Late night host, Bill Maher, known for his radically liberal views has bashed cancel culture and those promoting it for months now.
And now, this Hollywood director has taken on cancel culture and compared this to the McCarthy era.
Aaron Sorkin is a famed author, director and playwright.
Sorkin has won an Academy Award and a Golden Globe for his work, and is considered the best of the best in his industry.
Rarely do you hear about Sorkin getting “political” about something. But in a recent interview he just couldn’t hold back any longer.
In an interview about his upcoming project, “Being the Ricardos,” Sorkin blasted cancel culture.

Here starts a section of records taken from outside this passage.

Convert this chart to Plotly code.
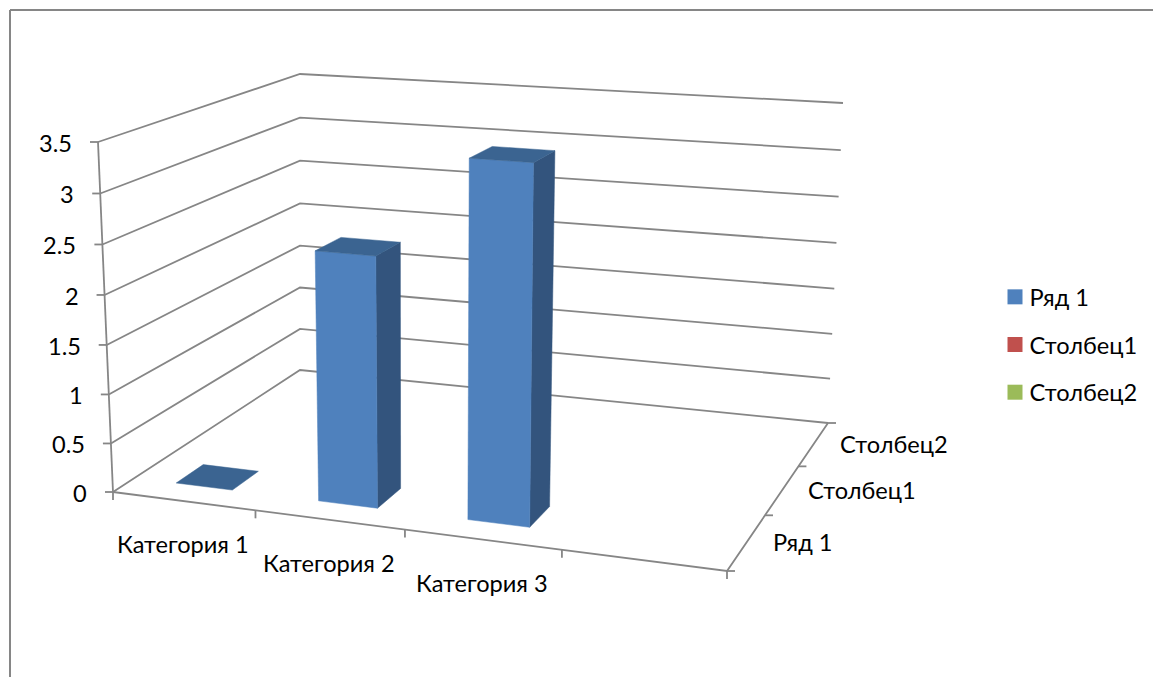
import numpy as np
import plotly.graph_objects as go

categories = ["Категория 1", "Категория 2", "Категория 3", ""]
series_names = ["Ряд 1", "Столбец1", "Столбец2"]
series_colors = ["#4F81BD", "#C0504D", "#9BBB59"]
row1_values = [0, 2.5, 3.5, None]
value_ticks = [0, 0.5, 1, 1.5, 2, 2.5, 3, 3.5]
value_labels = ["0", "0.5", "1", "1.5", "2", "2.5", "3", "3.5"]

W, H = 1153, 677
ZMAX = 3.5
GRID = "#868686"
FRONT, SIDE, TOP = "#4F81BD", "#33547D", "#3B6491"
FONT = dict(family="Lato, Carlito, 'Noto Sans', sans-serif", size=23.6, color="#000000")


def homography(q):
    A, b = [], []
    for (u, v), (x, y) in zip([(0, 0), (1, 0), (1, 1), (0, 1)], q):
        A.append([u, v, 1, 0, 0, 0, -u * x, -v * x]); b.append(x)
        A.append([0, 0, 0, u, v, 1, -u * y, -v * y]); b.append(y)
    return np.append(np.linalg.solve(np.array(A, float), np.array(b, float)), 1).reshape(3, 3)


FLOOR = homography([(113, 492), (727, 571), (828, 423), (300, 370)])
CEIL = homography([(98, 142), (738, 188), (843, 103), (300, 74)])


def warp(t, c):
    return t / (1 - c * (1 - t))


def project(u, v, z):
    a = FLOOR @ [warp(u, 0.018), v, 1]; b = CEIL @ [warp(u, 0.044), v, 1]
    a, b = a[:2] / a[2], b[:2] / b[2]
    t = z / ZMAX
    return tuple(a + (b - a) * t / (1 + 0.035 * (1 - t)))


def line(points, color=GRID, width=1.8):
    return go.Scatter(x=[p[0] for p in points], y=[p[1] for p in points], mode="lines",
                      line=dict(color=color, width=width), showlegend=False, hoverinfo="skip")


def face(points, color):
    pts = points + points[:1]
    return go.Scatter(x=[p[0] for p in pts], y=[p[1] for p in pts], mode="lines", fill="toself",
                      fillcolor=color, line=dict(color=color, width=0.5), showlegend=False, hoverinfo="skip")


fig = go.Figure()
nc, ns = len(categories), len(series_names)

# walls: value gridlines
for z, label in zip(value_ticks, value_labels):
    fig.add_trace(line([project(0, 0, z), project(0, 1, z), project(1, 1, z)]))
    x, y = project(0, 0, z)
    fig.add_trace(line([(x - 8, y), (x, y)]))
    fig.add_annotation(x=x - 24, y=y + 1, text=label, showarrow=False,
                       xanchor="right", yanchor="middle", font=FONT)
# floor + axes
fig.add_trace(line([project(0, 0, 0), project(1, 0, 0), project(1, 1, 0)]))
fig.add_trace(line([project(0, 0, 0), project(0, 0, ZMAX)]))
for i in range(nc + 1):
    x, y = project(i / nc, 0, 0)
    fig.add_trace(line([(x, y), (x, y + 8)]))
for j in range(ns + 1):
    x, y = project(1, j / ns, 0)
    fig.add_trace(line([(x, y), (x + 8, y)]))
for i, c in enumerate(categories):
    if c:
        x, y = project((i + 0.5) / nc, 0, 0)
        fig.add_annotation(x=x, y=y + 43, text=c, showarrow=False, xanchor="center", yanchor="middle", font=FONT)
for j, s in enumerate(series_names):
    x, y = project(1, (j + 0.5) / ns, 0)
    fig.add_annotation(x=x + 24, y=y, text=s, showarrow=False, xanchor="left", yanchor="middle", font=FONT)

# bars (gap width 150 %, gap depth 150 %)
BAND = 1 / (1 + 1.5)
for i, val in enumerate(row1_values):
    if val is None:
        continue
    u0 = (i + 0.5 - BAND / 2) / nc; u1 = (i + 0.5 + BAND / 2) / nc
    v0 = (0.5 - BAND / 2) / ns; v1 = (0.5 + BAND / 2) / ns
    if val > 0:
        fig.add_trace(face([project(u1, v0, 0), project(u1, v1, 0), project(u1, v1, val), project(u1, v0, val)], SIDE))
        fig.add_trace(face([project(u0, v0, 0), project(u1, v0, 0), project(u1, v0, val), project(u0, v0, val)], FRONT))
    fig.add_trace(face([project(u0, v0, val), project(u1, v0, val), project(u1, v1, val), project(u0, v1, val)], TOP))

# legend
for s, c in zip(series_names, series_colors):
    fig.add_trace(go.Scatter(x=[None], y=[None], mode="markers", name=s, legendgroup=s,
                             marker=dict(symbol="square", size=15, color=c)))

# chart frame
fig.add_shape(type="line", x0=10, x1=10, y0=10, y1=H, line=dict(color=GRID, width=2))
fig.add_shape(type="line", x0=10, x1=W, y0=10, y1=10, line=dict(color=GRID, width=2))

fig.update_layout(
    width=W, height=H, margin=dict(l=0, r=0, t=0, b=0), paper_bgcolor="white", plot_bgcolor="white",
    xaxis=dict(range=[0, W], visible=False, fixedrange=True),
    yaxis=dict(range=[H, 0], visible=False, fixedrange=True),
    legend=dict(x=995 / W, y=1 - 275 / H, xanchor="left", yanchor="top", font=FONT, tracegroupgap=14,
                bgcolor="rgba(0,0,0,0)", itemwidth=30),
    hovermode=False,
)
fig.write_html("out.html", config=dict(displayModeBar=False), post_script=(
    "document.body.style.margin='0';"
    "document.querySelectorAll('.legendtext').forEach(function(t){"
    "t.setAttribute('x', parseFloat(t.getAttribute('x')) - 5.5);});"))
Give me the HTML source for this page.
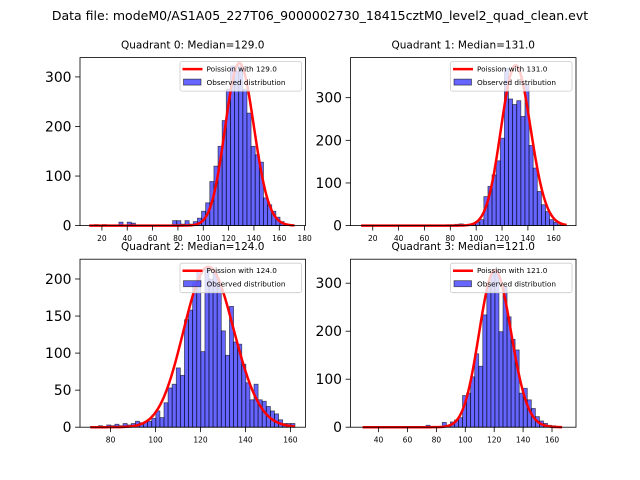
<!DOCTYPE html>
<html><head><meta charset="utf-8">
<style>
html,body{margin:0;padding:0;background:#fff;}
svg{display:block;font-family:"DejaVu Sans","Liberation Sans",sans-serif;}
</style></head>
<body>
<svg id="fig" width="640" height="480" viewBox="0 0 640 480" xmlns="http://www.w3.org/2000/svg">
<rect width="640" height="480" fill="#fff"/>
<text x="320" y="20" font-size="12.5" text-anchor="middle" fill="#000">Data file: modeM0/AS1A05_227T06_9000002730_18415cztM0_level2_quad_clean.evt</text>
</svg>
<script>
// ---------- data ----------
const q0Counts = [1,2,1,2,1,1,0,7,1,7,5,1,0,1,0,0,0,1,0,1,10,10,3,10,3,8,15,29,46,89,120,160,212,275,322,312,322,275,227,160,143,128,56,42,29,17,8,2,1,0];
const q1Counts = [1,1,1,1,1,1,1,1,1,1,1,1,1,1,1,1,1,1,1,1,2,2,3,4,2,3,5,8,14,68,92,119,152,205,369,297,284,293,256,330,188,135,80,49,33,14,8,2,1,0];
const q2Counts = [1,1,2,1,3,2,4,2,5,3,5,8,6,7,8,12,22,13,33,53,58,80,70,145,158,195,210,102,215,200,210,195,130,97,163,115,112,85,60,37,58,37,35,28,22,18,10,5,5,5];
const q3Counts = [0,0,0,0,0,0,0,0,0,0,0,0,0,0,0,4,0,1,1,10,4,11,15,20,66,71,105,153,127,234,296,322,330,199,293,230,183,161,71,81,57,39,22,13,8,4,3,1,0,0];
const binStarts = [10.6, 13.7, 71, 30.9];
const binWidths = [3.26, 3.18, 1.82, 2.8];
const medians = [129.0, 131.0, 124.0, 121.0];
const poissonScale = [9340, 10790, 6045, 9020];
const curveRanges = [[10,172],[11,170],[71,162],[29,167]];
const xLimits = [[2.7,180.7],[2.8,177.2],[66.4,166.7],[20.6,176.6]];
const yMaxes = [339, 394, 226.7, 350];
const q0XTicks = [20,40,60,80,100,120,140,160,180];
const q1XTicks = [20,40,60,80,100,120,140,160];
const q2XTicks = [80,100,120,140,160];
const q3XTicks = [40,60,80,100,120,140,160];
const q0YTicks = [0,100,200,300];
const q1YTicks = [0,100,200,300];
const q2YTicks = [0,50,100,150,200];
const q3YTicks = [0,100,200,300];

const allCounts = [q0Counts,q1Counts,q2Counts,q3Counts];
const allXTicks = [q0XTicks,q1XTicks,q2XTicks,q3XTicks];
const allYTicks = [q0YTicks,q1YTicks,q2YTicks,q3YTicks];

const NS = "http://www.w3.org/2000/svg";
const svg = document.getElementById('fig');
function mk(tag, attrs, parent){
  const e = document.createElementNS(NS, tag);
  for (const k in attrs) e.setAttribute(k, attrs[k]);
  (parent||svg).appendChild(e);
  return e;
}
function lnFact(n){ let s=0; for(let i=2;i<=n;i++) s+=Math.log(i); return s; }

const boxes = [[80,57.6],[350.5,57.6],[80,259.2],[350.5,259.2]];
const W = 225.5, H = 168;

for (let p=0;p<4;p++){
  const L = boxes[p][0], T = boxes[p][1], B = T+H, R = L+W;
  const xl = xLimits[p], ym = yMaxes[p];
  const px = x => L + (x-xl[0])/(xl[1]-xl[0])*W;
  const py = v => B - v/ym*H;
  const g = mk('g', {});
  
  

  const counts = allCounts[p];
  for (let k=0;k<counts.length;k++){
    const lo = binStarts[p] + k*binWidths[p];
    const x0 = px(lo), x1 = px(lo+binWidths[p]);
    const y = py(counts[k]);
    const r = mk('rect', {x:x0, y:y, width:Math.max(0,x1-x0), height:Math.max(0,B-y),
      fill:'rgba(0,0,255,0.6)', stroke:'rgba(0,0,0,0.6)', 'stroke-width':0.8}, g);
    
    
  }
  const mu = medians[p];
  let d = '';
  for (let k=curveRanges[p][0]; k<=curveRanges[p][1]; k++){
    const v = Math.exp(k*Math.log(mu) - mu - lnFact(k)) * poissonScale[p];
    d += (d?'L':'M') + px(k).toFixed(2) + ',' + py(v).toFixed(2);
  }
  const cl = mk('path', {d:d, fill:'none', stroke:'#ff0000', 'stroke-width':2.5, 'stroke-linejoin':'round'}, g);
  
  

  const fr = mk('rect', {x:L, y:T, width:W, height:H, fill:'none', stroke:'#000', 'stroke-width':0.8}, g);
  
  

  for (const t of allXTicks[p]){
    const x = px(t);
    mk('line', {x1:x, x2:x, y1:B, y2:B+4.9, stroke:'#000', 'stroke-width':0.8}, g);
    const tl = mk('text', {x:x, y:B+15.5, 'font-size':7.5, 'text-anchor':'middle', fill:'#000'}, g);
    tl.textContent = t;
    
    
  }
  for (const t of allYTicks[p]){
    const y = py(t);
    mk('line', {x1:L-4.9, x2:L, y1:y, y2:y, stroke:'#000', 'stroke-width':0.8}, g);
    const tl = mk('text', {x:L-8.5, y:y+5, 'font-size':13.9, 'text-anchor':'end', fill:'#000'}, g);
    tl.textContent = t;
    
    
  }
  const ti = mk('text', {x:L+W/2, y:T-9, 'font-size':10.5, 'text-anchor':'middle', fill:'#000'}, g);
  ti.textContent = 'Quadrant '+p+': Median='+medians[p].toFixed(1);
  
  

  const lg = mk('g', {}, g);
  
  
  const lx = R-125.5, ly = T+4;
  mk('rect', {x:lx, y:ly, width:121.5, height:29.5, rx:2, fill:'rgba(255,255,255,0.8)', stroke:'#cccccc', 'stroke-width':0.8}, lg);
  mk('line', {x1:lx+2.5, x2:lx+22.5, y1:ly+7.5, y2:ly+7.5, stroke:'#ff0000', 'stroke-width':2.5}, lg);
  const t1 = mk('text', {x:lx+26.5, y:ly+10, 'font-size':7.3, fill:'#000'}, lg);
  t1.textContent = 'Poission with '+medians[p].toFixed(1);
  
  
  mk('rect', {x:lx+3.5, y:ly+17.5, width:17.5, height:6, fill:'rgba(0,0,255,0.6)', stroke:'rgba(0,0,0,0.6)', 'stroke-width':0.8}, lg);
  const t2 = mk('text', {x:lx+26.5, y:ly+23.5, 'font-size':7.3, fill:'#000'}, lg);
  t2.textContent = 'Observed distribution';
  
  
}
</script>
</body></html>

“The bad guys during the blacklist, it wasn’t just Joe McCarthy and Roy Cohn. Joe McCarthy and Roy Cohn would have been powerless if it wasn’t for this other committee whose job it was, if the network wants to hire me on a television series, it was their job to tell the network whether that was OK, whether a guy who owned a couple of supermarkets on Long Island was going to be OK with the network advertising their product during my show,” Sorkin stated.
Sorkin went on in the interview to state that his belief is if these studio and network heads had just told the cancel culture mob to take a hike, we wouldn’t be in the predicament we’re in today.
He’s right.
Many industry insiders let a very vocal minority dictate how to run the business.
But Sorkin wasn’t done there.
“What we need are more people to say no to — and that’s what Twitter is, Twitter is that committee that says whether or not you can abuse someone, and they must be ignored,” Sorkin added.
Sorkin’s point is a valid one.
Continuing to bow to cancel culture and the Twitter mobs is only giving them fuel – it doesn’t help to unite an already heavily divided country.
“I just strongly believe, and now more than ever when we’re living in a frighteningly divided culture, that people talking to each other is the way out and that banning things isn’t,” he insisted.
In today’s world, if people don’t like something or feel even the slightest bit offended, they believe that is grounds to do away with it.
Doing away with things doesn’t make it better and, in fact, the more that’s erased from history the more future generations are bound to repeat it.